Dataset sources: Suno’s music generative AI models are trained on publicly available music files and related metadata accessible on third-party websites on the open internet. Suno abides by all paywalls, password protections, and the like. In particular, Suno does not create login credentials for the purpose of obtaining training data from credentials-walled websites. Certain of Suno’s post-training datasets may also include user Content (as defined in the Suno Terms of Service) and User Activity Information (as defined in the Suno Privacy Notice).
Intended purpose: Suno uses the collected data to train its music generative AI models, which are intended to create novel music from text prompts.
Data points, including counts and types: Suno’s training data consists of tens of millions of public music audio files and corresponding textual metadata that help teach the models about what certain genres or types of music sound like. Suno also uses User Activity Information and Content to improve its models; the volume of available data is consistent with the number of outputs that have been generated using the Service at any given time.
Inclusion of public domain or IP-protected data: Suno trains its models on datasets consisting of songs that may be from the public domain and/or that may be subject to intellectual property protection.
Acquisition of data: As described above, Suno’s models were developed with publicly-available data, obtained in a manner that abided by all paywalls, password protections, and the like as well as Content and User Activity Information collected pursuant to Suno’s Terms of Service and Privacy Policy.
Inclusion of personal information or aggregate consumer information: Suno’s training datasets primarily consist of publicly available materials, which are not personal information as defined in subdivision (v) of California Civil Code Section 1798.140. Suno does not knowingly include in its training dataset aggregate consumer information as defined in subdivision (b) of California Civil Code Section 1798.140.
Suno’s training datasets also contain Content and User Activity Information. Suno removes structured identifying information, such as usernames, from this information prior to use for training.
Cleaning, processing, and other modification to datasets: Suno undertook processing steps to associate audio files to their related metadata.

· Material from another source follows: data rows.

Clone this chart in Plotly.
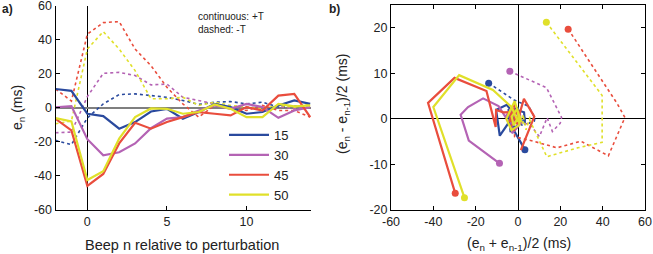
import numpy as np
import plotly.graph_objects as go

W, H = 653, 254

beeps = list(range(-2, 15))
levels = ["15", "30", "45", "50"]
colors = {"15": "#2a4a9e", "30": "#b463b4", "45": "#e94d3d", "50": "#e0e02a"}

# continuous: +T
pos_15 = [11.1, 10.0, -3.5, -4.9, -12.3, -8.4, -2.2, -0.6, -6.4, -2.5, 2.3, 0.4, -3.5, -2.5, 1.4, 4.3, 2.3]
pos_30 = [0.2, 1.0, -18.5, -28.0, -26.2, -21.0, -12.0, -6.4, -5.5, -1.6, 1.4, -0.6, 2.3, 0.4, -5.9, -1.6, 0.4]
pos_45 = [-6.5, -13.3, -46.0, -39.0, -21.0, -8.8, -12.3, -8.4, -5.5, -2.5, -3.5, -4.5, 0.4, -1.6, 7.2, 8.2, -5.5]
pos_50 = [-6.1, -8.0, -42.6, -37.4, -18.2, -5.5, -0.4, -0.6, -3.5, -2.5, 2.0, -0.6, -5.5, -5.5, 2.3, 0.8, 1.4]
# dashed: -T
neg_15 = [-19.2, -21.7, -6.0, 2.3, 7.8, 8.2, 7.2, 6.2, 4.3, 2.0, 3.3, 3.7, 2.3, 3.3, 0.4, 0.8, 1.4]
neg_30 = [-14.7, -14.3, 6.6, 20.3, 20.9, 19.0, 13.5, 14.0, 6.2, 4.3, 2.0, 0.4, 0.8, -0.6, 0.8, -0.6, 0.4]
neg_45 = [11.1, 4.0, 43.4, 50.2, 50.8, 34.6, 24.8, 12.1, 2.3, -5.5, 1.5, -0.6, -1.6, 1.4, -1.6, -1.6, -5.5]
neg_50 = [-9.4, -7.8, 34.6, 44.9, 34.6, 21.9, 5.3, 5.3, 6.2, 1.4, 3.3, 1.4, 0.4, -0.6, 1.4, 0.4, 2.0]

pos = {"15": pos_15, "30": pos_30, "45": pos_45, "50": pos_50}
neg = {"15": neg_15, "30": neg_30, "45": neg_45, "50": neg_50}

x_ticks_a = [0, 5, 10]
y_ticks_a = [-60, -40, -20, 0, 20, 40, 60]
x_ticks_b = [-60, -40, -20, 0, 20, 40, 60]
y_ticks_b = [-20, -10, 0, 10, 20]


def labels(vals):
    return [str(v) for v in vals]  # plain hyphen-minus as in the reference


def px(x):
    return x / W


def py(y):
    return 1 - y / H


fig = go.Figure()

# panel a
for lv in levels:
    fig.add_trace(go.Scatter(x=beeps, y=neg[lv], mode="lines",
                             line=dict(color=colors[lv], width=1.6, dash="dot"),
                             xaxis="x", yaxis="y", showlegend=False, hoverinfo="skip"))
for lv in levels:
    fig.add_trace(go.Scatter(x=beeps, y=pos[lv], mode="lines", name=lv,
                             line=dict(color=colors[lv], width=2.2),
                             xaxis="x", yaxis="y", showlegend=True))


# panel b: phase plane from n = 0 onward
def phase(e):
    e = np.array(e, dtype=float)
    i0 = beeps.index(0)
    cur = e[i0:]
    prev = e[i0 - 1:-1]
    return (cur + prev) / 2, (cur - prev) / 2


for lv in levels:
    for series, dash, wdt in ((neg[lv], "dot", 1.6), (pos[lv], "solid", 2.2)):
        sx, sy = phase(series)
        fig.add_trace(go.Scatter(x=sx, y=sy, mode="lines",
                                 line=dict(color=colors[lv], width=wdt, dash=dash),
                                 xaxis="x2", yaxis="y2", showlegend=False, hoverinfo="skip"))
        fig.add_trace(go.Scatter(x=[sx[0]], y=[sy[0]], mode="markers",
                                 marker=dict(color=colors[lv], size=7),
                                 xaxis="x2", yaxis="y2", showlegend=False, hoverinfo="skip"))

FAM = "Liberation Sans, Arial, sans-serif"
font = dict(family=FAM, size=12, color="#222")
tickfont = dict(family=FAM, size=12.5, color="#222")

ax_common = dict(showgrid=False, showline=True, linecolor="black", linewidth=1,
                 ticks="inside", ticklen=4, tickcolor="black", tickfont=tickfont,
                 automargin=False, ticklabeloverflow="allow")

fig.update_layout(
    width=W, height=H,
    margin=dict(l=0, r=0, t=0, b=0, autoexpand=False),
    paper_bgcolor="white", plot_bgcolor="white",
    font=font,
    xaxis=dict(domain=[px(55.5), px(311)], range=[-2, 14.05], tickvals=x_ticks_a,
               ticktext=labels(x_ticks_a),
               zeroline=True, zerolinecolor="black", zerolinewidth=1, anchor="y", **ax_common),
    yaxis=dict(domain=[py(209.6), py(6)], range=[-60, 60], tickvals=y_ticks_a,
               ticktext=labels(y_ticks_a),
               zeroline=True, zerolinecolor="#7f7f7f", zerolinewidth=2.5, anchor="x", **ax_common),
    xaxis2=dict(domain=[px(391), px(645)], range=[-60, 60], tickvals=x_ticks_b,
                ticktext=labels(x_ticks_b), mirror="ticks",
                zeroline=True, zerolinecolor="black", zerolinewidth=1, anchor="y2", **ax_common),
    yaxis2=dict(domain=[py(210), py(5)], range=[-20, 25], tickvals=y_ticks_b,
                ticktext=labels(y_ticks_b), mirror="ticks",
                zeroline=True, zerolinecolor="black", zerolinewidth=1, anchor="x2", **ax_common),
    legend=dict(x=px(224), y=py(120), xanchor="left", yanchor="top",
                bgcolor="rgba(0,0,0,0)", font=dict(family=FAM, size=13, color="#222"),
                itemwidth=40, tracegroupgap=0),
    showlegend=True,
)

ann = [
    dict(x=px(0), y=py(9), text="<b>a)</b>", xanchor="left", yanchor="middle", font=dict(size=12)),
    dict(x=px(327), y=py(9), text="<b>b)</b>", xanchor="left", yanchor="middle", font=dict(size=12)),
    dict(x=px(196), y=py(16), text="continuous: +T", xanchor="left", yanchor="middle", font=dict(size=10)),
    dict(x=px(196), y=py(29), text="dashed: -T", xanchor="left", yanchor="middle", font=dict(size=10)),
    dict(x=px(182), y=py(245), text="Beep n relative to perturbation", xanchor="center", yanchor="middle",
         font=dict(size=14.5)),
    dict(x=px(519), y=py(244), text="(e<sub>n</sub> + e<sub>n-1</sub>)/2 (ms)", xanchor="center",
         yanchor="middle", font=dict(size=14)),
    dict(x=px(18), y=py(108), text="e<sub>n</sub> (ms)", textangle=-90, xanchor="center", yanchor="middle",
         font=dict(size=14)),
    dict(x=px(343), y=py(104), text="(e<sub>n</sub> - e<sub>n-1</sub>)/2 (ms)", textangle=-90,
         xanchor="center", yanchor="middle", font=dict(size=14)),
]
for a in ann:
    a.update(xref="paper", yref="paper", showarrow=False)
    f = dict(font)
    f.update(a.get("font", {}))
    a["font"] = f
fig.update_layout(annotations=ann)

fig.write_html("out.html",
               config={"displayModeBar": False, "staticPlot": True},
               post_script="document.body.style.margin='0px';document.body.style.overflow='hidden';")
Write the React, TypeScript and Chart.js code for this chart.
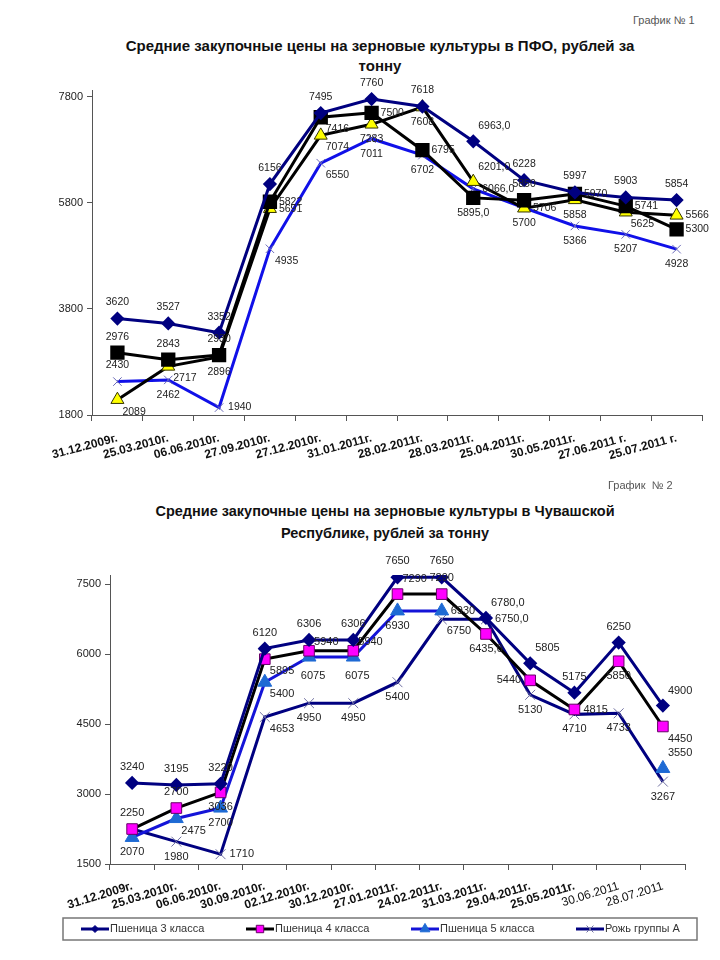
import React, { useEffect, useRef } from "react";
import { Chart, registerables } from "chart.js";

Chart.register(...registerables);

// ---------- Chart 1: ПФО ----------
const categories1 = [
  "31.12.2009г.", "25.03.2010г.", "06.06.2010г.", "27.09.2010г.", "27.12.2010г.", "31.01.2011г.",
  "28.02.2011г.", "28.03.2011г.", "25.04.2011г.", "30.05.2011г.", "27.06.2011 г.", "25.07.2011 г.",
];
const pfoWheat3 = [3620, 3527, 3352, 6156, 7495, 7760, 7618, 6963, 6228, 5997, 5903, 5854];
const pfoWheat4 = [2976, 2843, 2930, 5822, 7416, 7500, 6795, 5895, 5850, 5970, 5741, 5300];
const pfoWheat5 = [2089, 2717, 2896, 5691, 7074, 7283, 7608, 6201, 5700, 5858, 5625, 5566];
const pfoRye = [2430, 2462, 1940, 4935, 6550, 7011, 6702, 6066, 5706, 5366, 5207, 4928];
const yTicks1 = [1800, 3800, 5800, 7800];

// ---------- Chart 2: Чувашская Республика ----------
const categories2 = [
  "31.12.2009г.", "25.03.2010г.", "06.06.2010г.", "30.09.2010г.", "02.12.2010г.", "30.12.2010г.",
  "27.01.2011г.", "24.02.2011г.", "31.03.2011г.", "29.04.2011г.", "25.05.2011г.", "30.06.2011", "28.07.2011",
];
const chuvWheat3 = [3240, 3195, 3220, 6120, 6306, 6306, 7650, 7650, 6780, 5805, 5175, 6250, 4900];
const chuvWheat4 = [2250, 2700, 3036, 5895, 6075, 6075, 7290, 7290, 6435, 5440, 4815, 5850, 4450];
const chuvWheat5 = [2070, 2475, 2700, 5400, 5940, 5940, 6930, 6930, null, null, null, null, 3550];
const chuvRye = [2250, 1980, 1710, 4653, 4950, 4950, 5400, 6750, 6750, 5130, 4710, 4733, 3267];
const yTicks2 = [1500, 3000, 4500, 6000, 7500];

const seriesNames = ["Пшеница 3 класса", "Пшеница 4 класса", "Пшеница 5 класса", "Рожь группы А"];

// label placement (styling only)
const OFFS: Record<string, { dx: number; dy: number; align: CanvasTextAlign }> = {
  t: { dx: 0, dy: -16, align: "center" },
  b: { dx: 0, dy: 15, align: "center" },
  r: { dx: 9, dy: 0, align: "left" },
  l: { dx: -9, dy: 0, align: "right" },
  tr: { dx: 5, dy: -15, align: "left" },
  br: { dx: 5, dy: 12, align: "left" },
  bb: { dx: 4, dy: 25, align: "center" },
};

const place1 = [
  ["t", "t", "t", "t", "t", "t", "t", "tr", "t", "t", "t", "t"],
  ["t", "t", "t", "r", "br", "r", "r", "b", "t", "r", "r", "r"],
  ["br", "br", "b", "r", "br", "b", "b", "tr", "b", "b", "br", "r"],
  ["t", "b", "r", "br", "br", "b", "b", "r", "r", "b", "b", "b"],
];
const place2 = [
  ["t", "t", "t", "t", "t", "t", "t", "t", "tr", "tr", "t", "t", "tr"],
  ["t", "t", "b", "br", "bb", "bb", "tr", "t", "b", "l", "r", "b", "br"],
  ["b", "br", "b", "br", "tr", "tr", "b", "r", "b", "b", "b", "b", "tr"],
  ["n", "b", "r", "br", "b", "b", "b", "br", "r", "b", "b", "b", "b"],
];

function makeLabelPlugin(place: string[][], decimalIndex: number, font: string) {
  return {
    id: "pointLabels",
    afterDatasetsDraw(chart: any) {
      const ctx = chart.ctx as CanvasRenderingContext2D;
      ctx.save();
      ctx.font = font;
      ctx.fillStyle = "#222";
      ctx.textBaseline = "middle";
      chart.data.datasets.forEach((ds: any, di: number) => {
        const meta = chart.getDatasetMeta(di);
        meta.data.forEach((el: any, i: number) => {
          const v = ds.data[i];
          if (v == null) return;
          const code = place[di][i];
          if (code === "n") return;
          const o = OFFS[code] || OFFS.t;
          const txt = i === decimalIndex ? `${v},0` : String(v);
          ctx.textAlign = o.align;
          ctx.fillText(txt, el.x + o.dx, el.y + o.dy);
        });
      });
      ctx.restore();
    },
  };
}

function drawMarker(ctx: CanvasRenderingContext2D, style: string, x: number, y: number, r: number, fill: string, stroke: string) {
  ctx.save();
  ctx.fillStyle = fill;
  ctx.strokeStyle = stroke;
  ctx.lineWidth = 1;
  ctx.beginPath();
  if (style === "rectRot") {
    ctx.moveTo(x, y - r); ctx.lineTo(x + r, y); ctx.lineTo(x, y + r); ctx.lineTo(x - r, y); ctx.closePath();
    ctx.fill(); ctx.stroke();
  } else if (style === "rect") {
    const s = r * Math.SQRT1_2;
    ctx.rect(x - s, y - s, 2 * s, 2 * s); ctx.fill(); ctx.stroke();
  } else if (style === "triangle") {
    ctx.moveTo(x, y - r); ctx.lineTo(x + r * 0.866, y + r / 2); ctx.lineTo(x - r * 0.866, y + r / 2); ctx.closePath();
    ctx.fill(); ctx.stroke();
  } else {
    const s = r * 0.7;
    ctx.moveTo(x - s, y - s); ctx.lineTo(x + s, y + s); ctx.moveTo(x + s, y - s); ctx.lineTo(x - s, y + s);
    ctx.stroke();
  }
  ctx.restore();
}

const legendPlugin = {
  id: "boxLegend",
  afterDraw(chart: any) {
    const ctx = chart.ctx as CanvasRenderingContext2D;
    const left = 23, top = chart.height - 32, w = 634, h = 22;
    ctx.save();
    ctx.strokeStyle = "#777";
    ctx.lineWidth = 1.5;
    ctx.strokeRect(left, top, w, h);
    ctx.font = "11px 'Liberation Sans', Arial, sans-serif";
    ctx.fillStyle = "#333";
    ctx.textBaseline = "middle";
    ctx.textAlign = "left";
    chart.data.datasets.forEach((ds: any, i: number) => {
      const x = left + 18 + i * 165;
      const y = top + h / 2;
      ctx.strokeStyle = ds.borderColor;
      ctx.lineWidth = 3;
      ctx.beginPath();
      ctx.moveTo(x, y);
      ctx.lineTo(x + 28, y);
      ctx.stroke();
      drawMarker(ctx, ds.pointStyle, x + 14, y, ds.pointRadius * 0.7, ds.pointBackgroundColor, ds.pointBorderColor);
      ctx.fillStyle = "#333";
      ctx.fillText(ds.label, x + 29, y);
    });
    ctx.restore();
  },
};

function baseOptions(opts: {
  min: number; max: number; ticks: number[]; yWidth: number; xHeight: number;
  padding: any; xFont: (c: any) => any; rotation: number; yFontSize: number; xPad: number;
}) {
  return {
    responsive: false,
    animation: false as const,
    layout: { padding: opts.padding },
    plugins: { legend: { display: false }, tooltip: { enabled: false }, title: { display: false } },
    scales: {
      x: {
        offset: true,
        grid: { offset: true, drawOnChartArea: false, drawTicks: true, tickLength: 6, color: "#555" },
        border: { display: true, color: "#555", width: 1 },
        ticks: {
          autoSkip: false,
          minRotation: opts.rotation,
          maxRotation: opts.rotation,
          color: "#111",
          padding: opts.xPad,
          font: opts.xFont,
        },
        afterFit: (s: any) => { s.height = opts.xHeight; },
      },
      y: {
        min: opts.min,
        max: opts.max,
        grid: { drawOnChartArea: false, drawTicks: true, tickLength: 5, color: "#555" },
        border: { display: true, color: "#555", width: 1 },
        ticks: {
          color: "#222",
          padding: 4,
          font: { family: "'Liberation Sans', Arial, sans-serif", size: opts.yFontSize },
          callback: (v: any) => String(v),
        },
        afterBuildTicks: (s: any) => { s.ticks = opts.ticks.map((v) => ({ value: v })); },
        afterFit: (s: any) => { s.width = opts.yWidth; },
      },
    },
  };
}

function ChartCanvas({ config, left, top, width, height }: any) {
  const ref = useRef<HTMLCanvasElement>(null);
  useEffect(() => {
    if (!ref.current) return;
    const ch = new Chart(ref.current, config);
    return () => ch.destroy();
  }, []);
  return (
    <canvas
      ref={ref}
      width={width}
      height={height}
      style={{ position: "absolute", left, top, width, height }}
    />
  );
}

const FONT = "'Liberation Sans', Arial, sans-serif";

export default function App() {
  const config1: any = {
    type: "line",
    data: {
      labels: categories1,
      datasets: [
        { label: seriesNames[0], data: pfoWheat3, borderColor: "#000080", borderWidth: 3, pointStyle: "rectRot", pointRadius: 5, pointBackgroundColor: "#000080", pointBorderColor: "#000080" },
        { label: seriesNames[1], data: pfoWheat4, borderColor: "#000000", borderWidth: 3, pointStyle: "rect", pointRadius: 8, pointBackgroundColor: "#000000", pointBorderColor: "#000000" },
        { label: seriesNames[2], data: pfoWheat5, borderColor: "#000000", borderWidth: 3, pointStyle: "triangle", pointRadius: 7.5, pointBackgroundColor: "#ffff00", pointBorderColor: "#333300", pointBorderWidth: 1 },
        { label: seriesNames[3], data: pfoRye, borderColor: "#1010e8", borderWidth: 3, pointStyle: "crossRot", pointRadius: 6, pointBackgroundColor: "#6a6ab8", pointBorderColor: "#6a6ab8", pointBorderWidth: 1 },
      ],
    },
    options: baseOptions({
      min: 1800, max: 7930, ticks: yTicks1, yWidth: 52, xHeight: 65,
      padding: { top: 20, right: 18, left: 0, bottom: 0 },
      xFont: () => ({ family: FONT, size: 12, weight: "bold" }),
      rotation: 15, yFontSize: 11, xPad: 10,
    }),
    plugins: [makeLabelPlugin(place1, 7, `10.5px ${FONT}`)],
  };

  const config2: any = {
    type: "line",
    data: {
      labels: categories2,
      datasets: [
        { label: seriesNames[0], data: chuvWheat3, borderColor: "#000080", borderWidth: 3, pointStyle: "rectRot", pointRadius: 5, pointBackgroundColor: "#000080", pointBorderColor: "#000080" },
        { label: seriesNames[1], data: chuvWheat4, borderColor: "#000000", borderWidth: 3, pointStyle: "rect", pointRadius: 7.5, pointBackgroundColor: "#ff00ff", pointBorderColor: "#660066", pointBorderWidth: 1 },
        { label: seriesNames[2], data: chuvWheat5, borderColor: "#1414d8", borderWidth: 3, pointStyle: "triangle", pointRadius: 8, pointBackgroundColor: "#1e6ad4", pointBorderColor: "#1e6ad4", pointBorderWidth: 1, spanGaps: false },
        { label: seriesNames[3], data: chuvRye, borderColor: "#000080", borderWidth: 3, pointStyle: "crossRot", pointRadius: 7, pointBackgroundColor: "#7070a0", pointBorderColor: "#7070a0", pointBorderWidth: 1 },
      ],
    },
    options: baseOptions({
      min: 1500, max: 7700, ticks: yTicks2, yWidth: 70, xHeight: 52,
      padding: { top: 30, right: 35, left: 0, bottom: 34 },
      xFont: (c: any) => ({ family: FONT, size: 12, weight: c.index >= 11 ? "normal" : "bold" }),
      rotation: 17, yFontSize: 11, xPad: 9,
    }),
    plugins: [makeLabelPlugin(place2, 8, `11px ${FONT}`), legendPlugin],
  };

  return (
    <div style={{ position: "absolute", left: 0, top: 0, width: 720, height: 960, background: "#fff", fontFamily: FONT, overflow: "hidden" }}>
      <div style={{ position: "absolute", left: 633, top: 14, fontSize: 11, color: "#555" }}>График № 1</div>
      <div style={{ position: "absolute", left: 80, top: 36, width: 600, textAlign: "center", fontWeight: "bold", fontSize: 15, lineHeight: "20px", color: "#111" }}>
        Средние закупочные цены на зерновые культуры в ПФО, рублей за<br />тонну
      </div>
      <ChartCanvas config={config1} left={40} top={70} width={680} height={410} />

      <div style={{ position: "absolute", left: 608, top: 479, fontSize: 11, color: "#555", whiteSpace: "pre" }}>График  № 2</div>
      <div style={{ position: "absolute", left: 85, top: 500, width: 600, textAlign: "center", fontWeight: "bold", fontSize: 14.5, lineHeight: "22px", color: "#111" }}>
        Средние закупочные цены на зерновые культуры в Чувашской<br />Республике, рублей за тонну
      </div>
      <ChartCanvas config={config2} left={40} top={545} width={680} height={405} />
    </div>
  );
}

Prior to training, Suno also organizes, cleans, filters, and processes the collected datasets to remove junk or other low-quality data and improve its usefulness for model training.
Data collection time period: Suno has been collecting data to train its music generative AI models since Spring 2023. Its data collection efforts remain ongoing as it continues to develop new versions of its models.
Dates the datasets were first used: Suno began collecting the datasets in Spring 2023 and began using them for model development shortly thereafter. Data collection and use remain ongoing as Suno continues to develop new versions of its models.
Use of Synthetic Data: Suno uses synthetic data in the development of its generative artificial intelligence systems and services.